O fato, a morte de Jean Charles Menezes, diz respeito apenas à sua família. A perda é exclusivamente particular. Publicamente, temos a informação: o sistema de auto-defesa britânico contra o improviso suicida do migrante, fuzilado por ter tentado escapar do cerco; a passeata com bandeiras ou as flores na estação de Stockwell; o processo que poderá inocentar os algozes. Não importa apenas o fato, ou a versão que sairá vitoriosa. O que vale é a produção em série de informações por parte do sistema de comunicação, que funciona na base da pauta rotativa, a que parece ir longe, mas sempre volta ao mesmo lugar: Fulano de Tal, de Londres, Especial para Este Momento.
TIRANIA- Isso se reproduz indefinidamente por toda a cadeia da massificação da mídia. Quando vemos o cantor Daniel em todos os programas de TV falando sem parar, a informação é o sistema lucrativo que tem como fonte a produção do que dizem ser música, mas é apenas uma contrafação. Quando as televisões informam que só existe um site, o deles, para todo tipo de evento, ou quando uma rede de televisão se fecha nos seus próprios contratados e contratos (a seleção brasileira sub-20, por exemplo, só existe numa rede, nas outras não), tudo faz parte dessa serpente que come o próprio rabo e ganha a vida exibindo essa performance ao público ludibriado.
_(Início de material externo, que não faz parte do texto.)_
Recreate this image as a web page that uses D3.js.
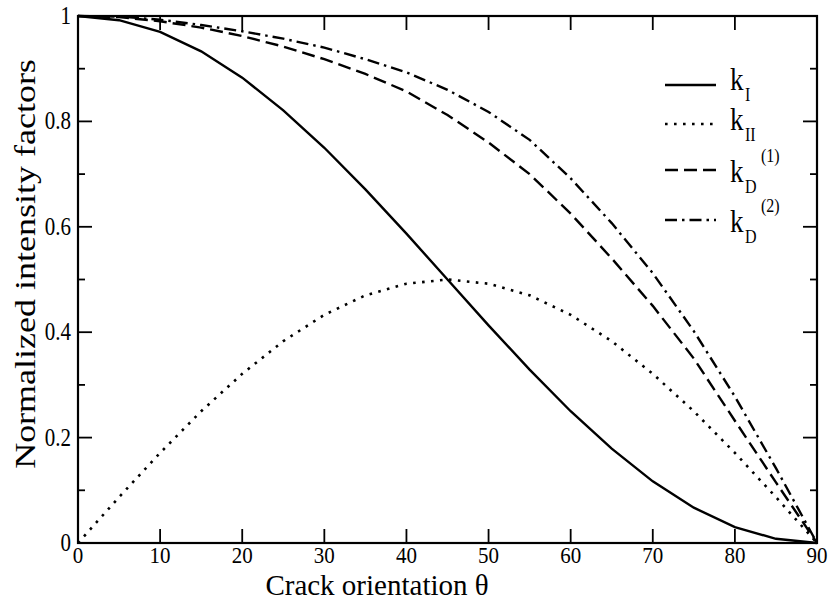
<!DOCTYPE html>
<html>
<head>
<meta charset="utf-8">
<script src="https://cdn.jsdelivr.net/npm/d3@7"></script>
<style>
  html, body { margin: 0; padding: 0; background: #fff; }
  svg { display: block; }
  text { font-family: "Liberation Serif", "Times New Roman", serif; fill: #000; }
</style>
</head>
<body>
<svg id="chart" width="832" height="603"></svg>
<script>
// ---- data ----
const theta = [0, 5, 10, 15, 20, 25, 30, 35, 40, 45, 50, 55, 60, 65, 70, 75, 80, 85, 90];
const kI  = [1.0, 0.992, 0.970, 0.933, 0.883, 0.821, 0.750, 0.671, 0.587, 0.500, 0.413, 0.329, 0.250, 0.179, 0.117, 0.067, 0.030, 0.008, 0.0];
const kII = [0.0, 0.087, 0.171, 0.250, 0.321, 0.383, 0.433, 0.470, 0.492, 0.500, 0.492, 0.470, 0.433, 0.383, 0.321, 0.250, 0.171, 0.087, 0.0];
const kD1 = [1.0, 0.998, 0.990, 0.978, 0.962, 0.942, 0.918, 0.890, 0.857, 0.812, 0.760, 0.700, 0.625, 0.540, 0.450, 0.350, 0.232, 0.115, 0.0];
const kD2 = [1.0, 0.999, 0.993, 0.983, 0.971, 0.957, 0.940, 0.918, 0.893, 0.860, 0.818, 0.765, 0.692, 0.607, 0.512, 0.402, 0.278, 0.142, 0.0];

const xTicks = [0, 10, 20, 30, 40, 50, 60, 70, 80, 90];
const xTickLabels = ["0", "10", "20", "30", "40", "50", "60", "70", "80", "90"];
const yTicks = [0, 0.2, 0.4, 0.6, 0.8, 1.0];
const yTickLabels = ["0", "0.2", "0.4", "0.6", "0.8", "1"];
const yMinorTicks = [0.1, 0.3, 0.5, 0.7, 0.9];

const xTitle = "Crack orientation \u03B8";
const yTitle = "Normalized intensity factors";

const seriesNames = ["I", "II", "D", "D"];
const seriesSup = ["", "", "(1)", "(2)"];

// ---- layout ----
const svg = d3.select("#chart");
const L = 78, R = 817, T = 16, B = 543;
const x = d3.scaleLinear().domain([0, 90]).range([L, R]);
const y = d3.scaleLinear().domain([0, 1]).range([B, T]);
const VS = 1.2; // vertical stretch of text in the reference

function stext(parent, px, py, str, size, anchor, vs) {
  const g = parent.append("g").attr("transform", `translate(${px},${py}) scale(1,${vs || VS})`);
  return g.append("text").attr("x", 0).attr("y", 0)
    .attr("font-size", size).attr("text-anchor", anchor || "start").text(str);
}

// ---- curves ----
const styles = [
  { data: kI,  dash: null, w: 2.4 },
  { data: kII, dash: "2.6,6.4", w: 2.6 },
  { data: kD1, dash: "13,6", w: 2.4 },
  { data: kD2, dash: "12,5,2.5,5", w: 2.4 }
];
const line = d3.line().x((d, i) => x(theta[i])).y(d => y(d));
styles.forEach(s => {
  svg.append("path").datum(s.data)
    .attr("d", line)
    .attr("fill", "none")
    .attr("stroke", "#000")
    .attr("stroke-width", s.w)
    .attr("stroke-dasharray", s.dash);
});

// ---- frame & ticks ----
const frame = svg.append("g").attr("stroke", "#000").attr("fill", "none");
frame.append("rect").attr("x", L).attr("y", T).attr("width", R - L).attr("height", B - T)
  .attr("stroke-width", 2.2);
const MAJ = 14, MIN = 7;
xTicks.forEach(t => {
  frame.append("line").attr("x1", x(t)).attr("x2", x(t)).attr("y1", B).attr("y2", B - MAJ).attr("stroke-width", 1.8);
  frame.append("line").attr("x1", x(t)).attr("x2", x(t)).attr("y1", T).attr("y2", T + MAJ).attr("stroke-width", 1.8);
});
yTicks.forEach(t => {
  frame.append("line").attr("x1", L).attr("x2", L + MAJ).attr("y1", y(t)).attr("y2", y(t)).attr("stroke-width", 1.8);
  frame.append("line").attr("x1", R).attr("x2", R - MAJ).attr("y1", y(t)).attr("y2", y(t)).attr("stroke-width", 1.8);
});
yMinorTicks.forEach(t => {
  frame.append("line").attr("x1", L).attr("x2", L + MIN).attr("y1", y(t)).attr("y2", y(t)).attr("stroke-width", 1.8);
  frame.append("line").attr("x1", R).attr("x2", R - MIN).attr("y1", y(t)).attr("y2", y(t)).attr("stroke-width", 1.8);
});

// ---- tick labels ----
xTicks.forEach((t, i) => stext(svg, x(t), 563, xTickLabels[i], 21, "middle", 1.1));
yTicks.forEach((t, i) => stext(svg, 71, y(t) + 8, yTickLabels[i], 21, "end"));

// ---- axis titles ----
stext(svg, 377, 595, xTitle, 29, "middle", 1.0);
svg.append("g").attr("transform", `translate(35,264) rotate(-90) scale(${VS},1)`)
  .append("text").attr("font-size", 30).attr("text-anchor", "middle").text(yTitle);

// ---- legend ----
const legLineY = [85, 124, 170, 220];
const legTextY = [90, 130, 182, 232];
const legX1 = 665, legX2 = 716, legTX = 730;
styles.forEach((s, i) => {
  svg.append("line").attr("x1", legX1).attr("x2", legX2)
    .attr("y1", legLineY[i]).attr("y2", legLineY[i])
    .attr("stroke", "#000")
    .attr("stroke-width", s.w)
    .attr("stroke-dasharray", s.dash);
  const g = svg.append("g").attr("transform", `translate(${legTX},${legTextY[i]}) scale(1,${VS})`);
  g.append("text").attr("font-size", 27).text("k");
  g.append("text").attr("x", 15).attr("y", 9).attr("font-size", 16).text(seriesNames[i]);
  if (seriesSup[i]) {
    g.append("text").attr("x", 31).attr("y", -17).attr("font-size", 16).text(seriesSup[i]);
  }
});
</script>
</body>
</html>
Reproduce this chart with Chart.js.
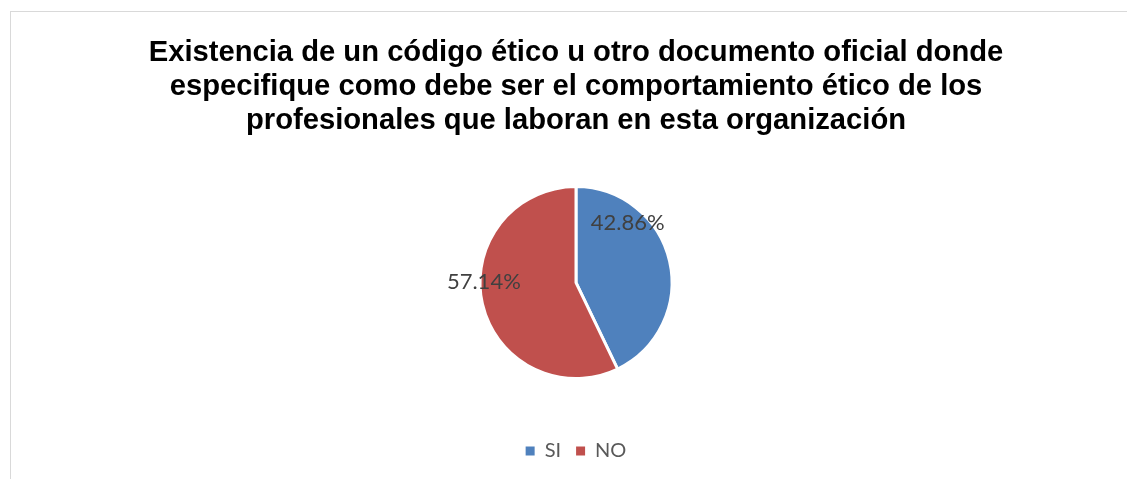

Descendo (por atingir menos gente) até a mídia impressa, vemos como os responsáveis pela divulgação de fatos culturais voltam-se para si mesmo. Quem faz a divulgação e detém o poder do espaço é o que interessa, enquanto os autores ficam à parte. Mesmo quem é considerado por essa pequena tirania, acaba como coadjuvante de quem faz a cobertura ou a análise.
Parece abertura de discurso americano: "Eu estava vindo para cá quando aconteceu alguma coisa engraçada comigo". Eu, eu, eu: é disso que trata a informação, esse sistema de representações, que funciona como um veneno a serviço da destruição da vida humana no que ela tem de mais preciosa: individualidades que deveriam estar conectadas com o mundo, mas acabam sendo apenas consumidores de universos paralelos alienantes, regiamente pagos pelo sistema de opressão financeira e política que nos governa.
RETORNO - 1. Uma notícia reveladora: "Confissões de um assassino econômico (Confessions of an Economic Hit Man) mostra como os Estados Unidos utilizam a globalização para defraudar os países pobres em trilhões de dólares. John Perkins trabalhou como economista-chefe da empresa Chas. T. Main em Boston, Massachusetts, no período de 1971 a 1981. É considerado um especialista internacional no que se convencionou chamar de "macroeconomia" e apresentado como "ex-membro respeitado da comunidade de negócios na banca internacional". Em seu livro , descreve como trabalhou para que os Estados Unidos pudessem defraudar em trilhões de dólares países pobres do globo inteiro, emprestando-lhes mais dinheiro do que eles poderiam pagar para depois se apossar das suas economias." Depois riam do Brizola quando ele falava em perdas internacionais. 2. Urariano Mota no La Insignia deste domingo: "O brasileiro, o cão, a raposa, esse animal híbrido, sem espécie e sem definida raça, de nome Jean Charles de Menezes morreu por engano assim, abatido com oito tiros. Morte dura e vil, que até a um cão, que até a uma raposa, que até a um coelho, seria prova de manifesta perversão e crueldade".